Patrick Buchenroth, Executive Vice President and President of the Americas segment, will leave the company effective August 1, 2025. The Americas segment will subsequently be led by Jed Peters as Senior Vice President and President of North America, overseeing U.S. and Canadian operations, and Rubens Passos, who will lead businesses in Brazil, Mexico, Chile and Latin American export markets. These changes take effect July 1, 2025.
Additionally, Cezary Monko, Executive Vice President and President of the International segment, will begin transitioning out of the company on December 31, 2025. AJ Spijkervet has been appointed to succeed him as Senior Vice President and President, International, effective January 1, 2026, with responsibility for commercial activities in EMEA, Australia, New Zealand, Asia and export markets in the Middle East and Africa.
"We are focused on delivering sustained, profitable sales growth, and our leadership team is committed to providing value to our customers and consumers," said Tom Tedford, President and Chief Executive Officer of ACCO Brands, in the press release.

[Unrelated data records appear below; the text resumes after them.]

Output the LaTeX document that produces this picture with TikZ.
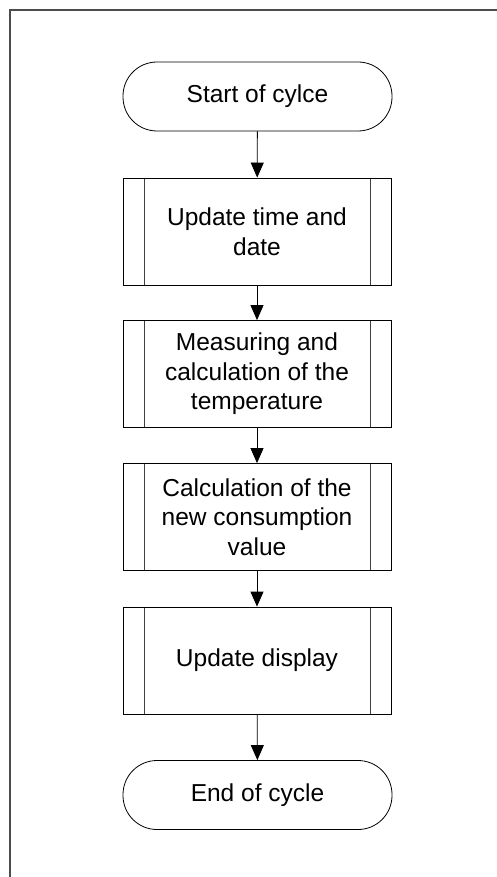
\documentclass[tikz,border=0pt]{standalone}
\usepackage{fontspec}
\setmainfont{Liberation Sans}
\usetikzlibrary{arrows.meta}
\begin{document}
\begin{tikzpicture}[x=1pt,y=-1pt,
  every node/.style={font=\fontsize{24.5}{29.5}\selectfont, align=center, inner sep=0pt},
  term/.style={draw=black, line width=0.8pt, rounded corners=34pt, minimum width=269pt, minimum height=69pt},
  subproc/.style={draw=black, line width=0.8pt, minimum width=268pt, minimum height=107pt,
    path picture={
      \draw[line width=0.8pt, draw=black!75] ([xshift=21pt]path picture bounding box.north west) -- ([xshift=21pt]path picture bounding box.south west);
      \draw[line width=0.8pt, draw=black!75] ([xshift=-21pt]path picture bounding box.north east) -- ([xshift=-21pt]path picture bounding box.south east);}},
  flow/.style={draw=black, line width=0.8pt, -{Triangle[length=15pt,width=13pt]}},
  frameline/.style={draw=black!70, line width=1.4pt}
]
\useasboundingbox (0,0) rectangle (497,877);
\coordinate (fcorner) at (10,10);
\coordinate (fright) at (497,10);
\coordinate (fbottom) at (10,877);
\draw[frameline] (fbottom) -- (fcorner) -- (fright);

\node[term] (start) at (257.5,96.5) {Start of cylce};
\node[subproc] (b1) at (257,231.5) {Update time and\\date};
\node[subproc] (b2) at (257,374) {Measuring and\\calculation of the\\temperature};
\node[subproc] (b3) at (257,517) {Calculation of the\\new consumption\\value};
\node[subproc] (b4) at (257,660.5) {Update display};
\node[term] (stop) at (257.5,795) {End of cycle};

\draw[flow] (start) -- (b1);
\draw[flow] (b1) -- (b2);
\draw[flow] (b2) -- (b3);
\draw[flow] (b3) -- (b4);
\draw[flow] (b4) -- (stop);
\end{tikzpicture}
\end{document}
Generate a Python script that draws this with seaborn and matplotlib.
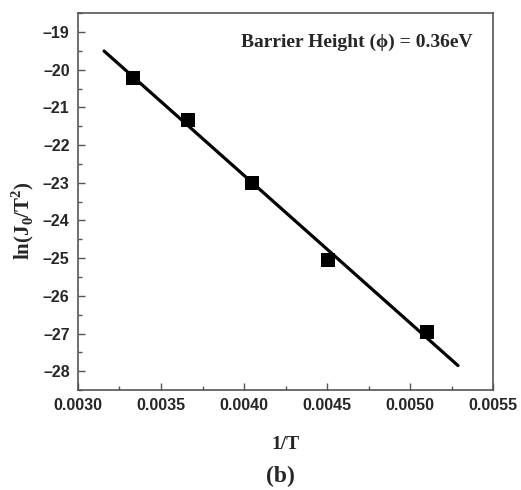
import matplotlib
matplotlib.use("Agg")
import matplotlib.pyplot as plt
import numpy as np
import pandas as pd
import seaborn as sns
from matplotlib.ticker import MultipleLocator

# data
inv_T = [0.003333, 0.003663, 0.004049, 0.004505, 0.005102]
ln_J0_T2 = [-20.22, -21.33, -23.00, -25.06, -26.96]
fit_range = [0.003157, 0.005289]

df = pd.DataFrame({"inv_T": inv_T, "ln": ln_J0_T2})

# linear fit over the data
slope, icpt = np.polyfit(inv_T, ln_J0_T2, 1)
fit = pd.DataFrame({"inv_T": fit_range})
fit["ln"] = slope * fit["inv_T"] + icpt

sns.set_style("ticks")
plt.rcParams["font.family"] = ["Liberation Sans", "DejaVu Sans"]

fig = plt.figure(figsize=(5.21, 4.90), dpi=100)
ax = fig.add_axes([0.1497, 0.204, 0.7966, 0.769])

sns.lineplot(data=fit, x="inv_T", y="ln", color="black", linewidth=2.3, ax=ax)
sns.scatterplot(data=df, x="inv_T", y="ln", marker="s", s=110, color="black",
                edgecolor="black", linewidth=0, ax=ax, zorder=3)

ax.set_xlim(0.0030, 0.0055)
ax.set_ylim(-28.5, -18.5)
ax.xaxis.set_major_locator(MultipleLocator(0.0005))
ax.xaxis.set_minor_locator(MultipleLocator(0.00025))
ax.yaxis.set_major_locator(MultipleLocator(1))
ax.yaxis.set_minor_locator(MultipleLocator(0.5))
ax.xaxis.set_major_formatter(matplotlib.ticker.FormatStrFormatter("%.4f"))
ax.yaxis.set_major_formatter(matplotlib.ticker.FuncFormatter(lambda v, p: f"{v:.0f}".replace("-", "\u2013")))

for s in ax.spines.values():
    s.set_color("#555555")
    s.set_linewidth(1.2)
ax.tick_params(which="major", direction="in", length=5, width=1, color="#555555",
               labelsize=11.5, pad=6)
ax.tick_params(which="minor", direction="in", length=3, width=1, color="#555555")
for lab in ax.get_xticklabels() + ax.get_yticklabels():
    lab.set_fontweight("bold")

serif = ["Liberation Serif", "DejaVu Serif"]
ax.set_xlabel("1/T", family=serif, fontweight="bold", fontsize=14, labelpad=16)
ax.set_ylabel(r"ln(J$_\mathregular{0}$/T$^\mathregular{2}$)", family=serif,
              fontweight="bold", fontsize=15, labelpad=5)
ax.yaxis.set_label_coords(-0.10, 0.45)
ax.text(0.952, 0.923, "Barrier Height (\u03d5) = 0.36eV", transform=ax.transAxes,
        ha="right", va="center", family=serif, fontweight="bold", fontsize=14)
fig.text(0.538, 0.027, "(b)", ha="center", va="center", family=serif,
         fontweight="bold", fontsize=17)

fig.savefig("out.png", dpi=100)
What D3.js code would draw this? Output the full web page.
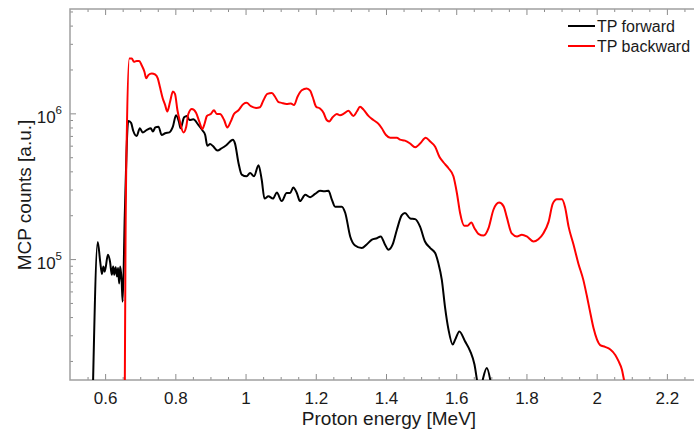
<!DOCTYPE html>
<html>
<head>
<meta charset="utf-8">
<script src="https://cdn.jsdelivr.net/npm/d3@7"></script>
<style>
  html, body { margin: 0; padding: 0; background: #fff; }
  svg { display: block; font-family: "Liberation Sans", Arial, Helvetica, sans-serif; }
</style>
</head>
<body>
<script>
// ---------------- data ----------------
const fwdEnergy = [0.565,0.579,0.586,0.591,0.595,0.599,0.608,0.614,0.619,0.623,0.626,0.630,0.634,0.637,0.640,0.643,0.647,0.650,0.656,0.666,
  0.674,0.680,0.690,0.699,0.707,0.719,0.730,0.736,0.743,0.752,0.761,0.771,0.783,0.793,0.802,0.810,0.815,0.825,0.833,0.840,
  0.851,0.866,0.878,0.885,0.891,0.899,0.907,0.920,0.932,0.946,0.964,0.970,0.980,0.989,1.003,1.013,1.024,1.037,1.046,1.054,
  1.065,1.078,1.089,1.103,1.117,1.127,1.136,1.146,1.155,1.170,1.184,1.198,1.212,1.224,1.236,1.246,1.255,1.274,1.284,1.298,
  1.312,1.331,1.345,1.360,1.374,1.385,1.397,1.407,1.419,1.431,1.445,1.454,1.469,1.483,1.497,1.511,1.526,1.540,1.549,1.559,
  1.568,1.578,1.590,1.597,1.609,1.625,1.640,1.652,1.662,1.668,1.676,1.687,1.697,1.705];
const fwdCounts = [1.2e4,1.31e5,9.6e4,7.9e4,8.9e4,8.2e4,1.07e5,9.6e4,7.8e4,8.9e4,7.8e4,8.8e4,7.6e4,8.7e4,6.8e4,8.9e4,7.2e4,5.1e4,2.0e5,8.85e5,
  8.6e5,7.6e5,7.0e5,7.9e5,7.4e5,7.7e5,7.9e5,7.5e5,8.0e5,8.1e5,7.1e5,7.3e5,7.4e5,8.1e5,9.7e5,8.8e5,7.9e5,9.4e5,9.6e5,9.0e5,
  9.1e5,8.3e5,7.6e5,7.1e5,6.0e5,6.15e5,5.97e5,5.55e5,5.76e5,6.07e5,6.6e5,6.2e5,4.55e5,3.8e5,3.7e5,3.9e5,3.7e5,4.4e5,3.5e5,2.6e5,
  2.7e5,2.6e5,2.86e5,2.5e5,2.84e5,2.84e5,3.1e5,2.84e5,2.5e5,2.76e5,2.66e5,2.8e5,2.94e5,2.92e5,2.94e5,2.55e5,2.29e5,2.29e5,2.07e5,1.43e5,
  1.24e5,1.19e5,1.26e5,1.36e5,1.39e5,1.43e5,1.26e5,1.16e5,1.26e5,1.59e5,2.0e5,2.07e5,1.9e5,1.88e5,1.67e5,1.32e5,1.19e5,1.1e5,9.4e4,7.2e4,
  4.7e4,3.28e4,2.59e4,2.8e4,3.19e4,2.73e4,2.33e4,1.89e4,1.35e4,1.2e4,1.5e4,1.79e4,1.48e4,1.1e4];

const bwdEnergy = [0.656,0.658,0.662,0.669,0.676,0.682,0.690,0.697,0.704,0.712,0.717,0.723,0.733,0.742,0.750,0.756,0.764,0.771,0.777,0.785,
  0.793,0.799,0.806,0.813,0.823,0.831,0.837,0.847,0.859,0.868,0.877,0.883,0.890,0.901,0.910,0.918,0.927,0.939,0.948,0.958,
  0.967,0.980,0.994,1.003,1.015,1.030,1.041,1.051,1.062,1.075,1.084,1.093,1.103,1.117,1.129,1.138,1.148,1.160,1.174,1.184,
  1.191,1.201,1.212,1.222,1.231,1.238,1.248,1.260,1.269,1.281,1.293,1.307,1.317,1.326,1.336,1.350,1.364,1.378,1.388,1.400,
  1.412,1.431,1.440,1.454,1.469,1.483,1.497,1.513,1.526,1.540,1.552,1.564,1.578,1.592,1.602,1.611,1.623,1.632,1.643,1.652,
  1.663,1.678,1.692,1.706,1.722,1.735,1.744,1.758,1.773,1.787,1.801,1.820,1.834,1.848,1.863,1.875,1.887,1.901,1.910,1.920,
  1.934,1.948,1.962,1.972,1.980,1.991,2.001,2.010,2.024,2.039,2.053,2.062,2.072,2.078,2.087];
const bwdCounts = [1.2e4,1.16e5,7.7e5,2.38e6,2.38e6,2.26e6,2.29e6,2.29e6,2.14e6,1.93e6,1.74e6,1.83e6,1.88e6,1.85e6,1.74e6,1.52e6,1.27e6,1.14e6,1.03e6,1.2e6,
  1.41e6,1.36e6,1.05e6,8.8e5,7.4e5,8.1e5,9.9e5,1.07e6,1.01e6,8.8e5,7.8e5,8.45e5,9.6e5,9.9e5,1.05e6,9.9e5,9.9e5,9.0e5,8.0e5,8.8e5,
  9.9e5,1.05e6,1.16e6,1.18e6,1.12e6,1.09e6,1.1e6,1.23e6,1.36e6,1.38e6,1.3e6,1.2e6,1.18e6,1.16e6,1.17e6,1.14e6,1.3e6,1.44e6,1.48e6,1.43e6,
  1.3e6,1.11e6,1.08e6,1.01e6,9.0e5,8.8e5,9.4e5,9.9e5,9.7e5,1.0e6,1.04e6,9.6e5,1.03e6,1.11e6,1.06e6,9.6e5,9.0e5,8.5e5,7.9e5,7.1e5,
  6.8e5,6.8e5,6.6e5,6.5e5,6.2e5,5.85e5,6.2e5,6.8e5,6.4e5,5.9e5,5.04e5,4.6e5,4.2e5,3.7e5,2.83e5,2.07e5,1.69e5,1.69e5,1.78e5,1.63e5,
  1.49e5,1.45e5,1.63e5,2.18e5,2.44e5,2.3e5,1.94e5,1.5e5,1.43e5,1.47e5,1.43e5,1.32e5,1.37e5,1.5e5,1.8e5,2.4e5,2.57e5,2.57e5,2.27e5,1.67e5,
  1.26e5,9.3e4,7.2e4,5.6e4,4.5e4,3.36e4,2.8e4,2.57e4,2.5e4,2.4e4,2.2e4,2.0e4,1.74e4,1.48e4,1.2e4];

const seriesNames = ["TP forward", "TP backward"];
const seriesColors = ["#000000", "#ff0000"];

const xMajorTicks = [0.6,0.8,1.0,1.2,1.4,1.6,1.8,2.0,2.2];
const xTickLabels = ["0.6","0.8","1","1.2","1.4","1.6","1.8","2","2.2"];
const xMinorTicks = [0.55,0.65,0.7,0.75,0.85,0.9,0.95,1.05,1.1,1.15,1.25,1.3,1.35,1.45,1.5,1.55,1.65,1.7,1.75,1.85,1.9,1.95,2.05,2.1,2.15,2.25];
const yMajorTicks = [1e5, 1e6];
const yTickExponents = ["5", "6"];
const yMinorTicks = [2e4,3e4,4e4,5e4,6e4,7e4,8e4,9e4,2e5,3e5,4e5,5e5,6e5,7e5,8e5,9e5,2e6,3e6,4e6,5e6];

const xTitle = "Proton energy [MeV]";
const yTitle = "MCP counts [a.u.]";

// ---------------- layout ----------------
const W = 694, H = 436;
const L = 70, R = 702, T = 9, B = 380;

const svg = d3.select("body").append("svg").attr("width", W).attr("height", H);

const x = d3.scaleLinear().domain([0.5, 2.3]).range([L, R]);
const y = d3.scaleLog().domain([1.48e4, 5.2e6]).range([B, T]);

const tickColor = "#8c8c8c";
const frameColor = "#a0a0a0";
const textColor = "#1a1a1a";

function styleAxis(g) {
  g.select(".domain").remove();
  g.selectAll(".tick line").attr("stroke", tickColor).attr("stroke-width", 1);
}

// bottom axis
svg.append("g").attr("transform", `translate(0,${B})`)
  .call(d3.axisBottom(x).tickValues(xMinorTicks).tickSize(-3).tickFormat(""))
  .call(styleAxis);
svg.append("g").attr("transform", `translate(0,${B})`)
  .call(d3.axisBottom(x).tickValues(xMajorTicks).tickSize(-6).tickPadding(11.5)
        .tickFormat((d, i) => xTickLabels[i]))
  .call(styleAxis)
  .call(g => g.selectAll("text").attr("font-size", 17).attr("fill", textColor)
                .attr("font-family", "'Liberation Sans', Arial, sans-serif"));

// top axis
svg.append("g").attr("transform", `translate(0,${T})`)
  .call(d3.axisTop(x).tickValues(xMinorTicks).tickSize(-3).tickFormat(""))
  .call(styleAxis);
svg.append("g").attr("transform", `translate(0,${T})`)
  .call(d3.axisTop(x).tickValues(xMajorTicks).tickSize(-6).tickFormat(""))
  .call(styleAxis);

// left axis
svg.append("g").attr("transform", `translate(${L},0)`)
  .call(d3.axisLeft(y).tickValues(yMinorTicks).tickSize(-3).tickFormat(""))
  .call(styleAxis);
const yMajG = svg.append("g").attr("transform", `translate(${L},0)`)
  .call(d3.axisLeft(y).tickValues(yMajorTicks).tickSize(-6).tickFormat(""))
  .call(styleAxis);

yMajG.selectAll(".tick").each(function(d, i) {
  const t = d3.select(this).append("text")
    .attr("x", -8).attr("y", 9.5)
    .attr("text-anchor", "end")
    .attr("fill", textColor)
    .attr("font-size", 17)
    .attr("font-family", "'Liberation Sans', Arial, sans-serif");
  t.append("tspan").text("10");
  t.append("tspan").attr("dy", -9.5).attr("font-size", 11.5).text(yTickExponents[i]);
});

// frame (right side lies outside the window)
svg.append("path")
  .attr("d", `M${R},${T}H${L}V${B}H${R}`)
  .attr("fill", "none").attr("stroke", frameColor).attr("stroke-width", 1.5);

// clip
svg.append("clipPath").attr("id", "plotclip")
  .append("rect").attr("x", L).attr("y", T).attr("width", R - L).attr("height", B - T);

const line = d3.line()
  .x(d => x(d[0])).y(d => y(d[1]))
  .curve(d3.curveMonotoneX);

const series = [
  d3.zip(fwdEnergy, fwdCounts),
  d3.zip(bwdEnergy, bwdCounts)
];

const plot = svg.append("g").attr("clip-path", "url(#plotclip)");
series.forEach((s, i) => {
  plot.append("path")
    .datum(s)
    .attr("d", line)
    .attr("fill", "none")
    .attr("stroke", seriesColors[i])
    .attr("stroke-width", 2)
    .attr("stroke-linejoin", "round");
});

// legend
const leg = svg.append("g");
seriesNames.forEach((n, i) => {
  const yy = 26 + i * 20;
  leg.append("line").attr("x1", 568).attr("x2", 595).attr("y1", yy).attr("y2", yy)
    .attr("stroke", seriesColors[i]).attr("stroke-width", 2);
  leg.append("text").attr("x", 597).attr("y", yy + 5.8)
    .attr("font-size", 16).attr("fill", textColor).text(n);
});

// axis titles
svg.append("text")
  .attr("x", 389).attr("y", 425)
  .attr("text-anchor", "middle")
  .attr("font-size", 19).attr("fill", textColor)
  .text(xTitle);

svg.append("text")
  .attr("transform", "translate(31,195) rotate(-90)")
  .attr("text-anchor", "middle")
  .attr("font-size", 19).attr("fill", textColor)
  .text(yTitle);
</script>
</body>
</html>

The company stated these leadership changes aim to simplify its operating structure, bring key leaders closer to customers, and better leverage global sourcing capabilities.
ACCO Brands, which manufactures branded consumer and office products including AT-A-GLANCE, Five Star, Kensington, and Mead, will continue reporting through two segments: Americas and International.
In other recent news, ACCO Brands Corporation reported a decline in sales for the first quarter of 2025, with revenue totaling $317 million, slightly missing the forecast of $318.05 million. The company achieved an earnings per share (EPS) of -$0.02, surpassing the anticipated -$0.05. Despite these mixed results, ACCO Brands is engaged in a $100 million multi-year cost reduction initiative and is expanding product lines to support hybrid work environments. In a separate development, Fitch Ratings downgraded ACCO Brands’ Issuer Default Rating to ’BB-’ from ’BB’, citing expectations of sustained high leverage and declining EBITDA. Fitch projects ACCO’s EBITDA could drop to around $190 million with leverage potentially exceeding 4.0x in 2025. Additionally, ACCO Brands held its Annual Meeting, where shareholders approved several key proposals, including the election of nine directors and the ratification of KPMG LLP as the independent auditor for 2025. The meeting also saw the approval of an amendment to the 2022 ACCO Brands Corporation Incentive Plan, increasing the number of shares reserved for issuance. These developments reflect ongoing challenges and strategic adjustments as ACCO navigates market dynamics.